Unimpressed by my suggestion to splurge on a set of, uh, some sort of ceramic bowls for 1400 tickets, Grace rolled her eyes and began her slow, perusing stroll up and down the counter.  I could see the "Beautiful Mind" mathematical calculations processing in her head as she sought maximize the junk to ticket ratio.  What an array of garbage there is to choose from!  Plush, plastic, and, no doubt, lead-covered straight out of China.  She broke the ice with a plush cube decorated with emojis. (What is it with kids and the emoji worship these days?  I swear if there was an Emojesus
 Grace would ask to transfer to that church.)  Next, she reached for a cheap plastic, Barbie-sized mermaid.  I stopped her, reminding her she has plenty of dolls.

Shut up, you idiot! That plastic fish lady costs 300 tix, or one-fifth of her budget.  Do you want to get out of here or not?

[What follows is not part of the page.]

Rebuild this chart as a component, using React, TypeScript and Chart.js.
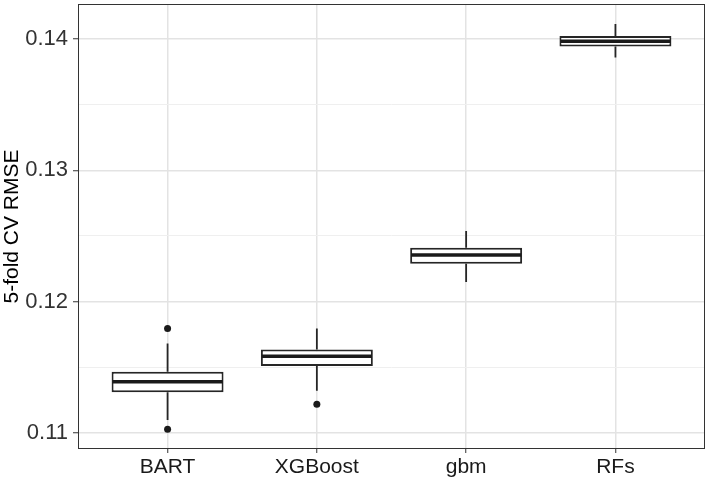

Good point, Voice In My Head!  Who cares if I'll be tripping over it later tonight?  The mermaid was in, as were some dolphin earrings, and a beach scene "sand globe."  Suddenly, we were actually shopping at a decent pace.  Then I heard an excited squeal of delight.  I had to double-check it wasn't me happy at the prospect of almost being finished.  No, it was a shriek that could only be elicited by the discovery of a poop emoji.  In this case, a plush poop emoji keychain.  I'm pretty laid back, but I can't stand the poop emoji.  I think it is dumb, gross, and likely portends the end of civilized society as we know it.  Maybe it was the clamor of the arcade machines and all the flashing casino lights, maybe it was the idea that the only thing that stood between me and escaping the prize counter until next summer was a 200 ticket key ring.  Whatever the reason, I gave the thumbs up and we got the heck out of there.  I'm not sure whose smile was wider-mine, Grace's, or the grinning swirl of poo in her prize bag.

 And if trading a giant stack of tickets for a pile of shit isn't symbolic of our trip to the arcade, I don't know what is.